Outros nomes que lutam pela manutenção e popularização do ritmo são os Brincantes da Ladeira, de Olinda, o Professor Alexandre Macedo, Juninho Viégas (dançarino), o grupo Frevo Eterno, o Comitê de Salvaguarda do Frevo (que tenta politicamente brigar pela classe) e a Cia de Frevo do Recife.

Estilos de Frevo

Frevo-de-Rua

O Frevo de Rua pode ser visto como uma das expressões mais tradicionais dessa manifestação artística, com ausência de letra, feito apenas para ser dançado. Dentro da música, é possível notar a presença de três classes: o frevo-abafo, ou de encontro, com preponderância dos instrumentos metálicos; o frevo-coqueiro, com notas agudas; e o frevo-ventania.

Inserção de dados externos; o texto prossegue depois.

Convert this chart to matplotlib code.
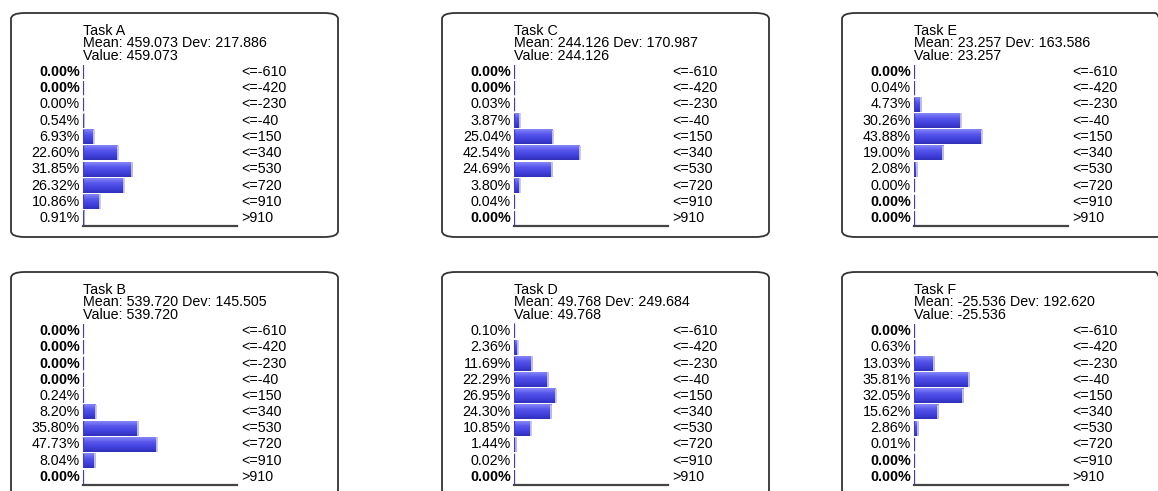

Dentre as composições mais famosas desse tipo estão o Vassourinhas (1909), de autoria de Matias da Rocha, considerado hino do carnaval pernambucano.

Frevo-canção

O Frevo-canção, ou marcha-canção, é mais melódico, com presença de letras e em vários aspectos semelhante às marchinhas cariocas, como uma parte introdutória e outra cantada. Mestres desse estilo são Capiba, (Na mulher não se bate nem com uma flor); e Alex Caldas (Hino de Pitombeira).

Frevo-de-Bloco

Por último, o frevo de bloco, que provavelmente se originou de serenatas, em meio aos carnavais de rua do início do século XX. Famosas composições dessa modalidade são Madeira que cupim não Rói, também de Capiba, e Evocação n° 1, de Nelson Ferreira.

Frevo-eletrizado

Pode ser considerado como pertencente à quarta variação do frevo, com o uso das novas tecnologias e da sonorização elétrica, com vasto poder de alcance. O principal símbolo desse novo tipo é o trio elétrico, com um grupo de pessoas responsáveis pela parte técnica e cênica, com cantores, músicos e bailarinos.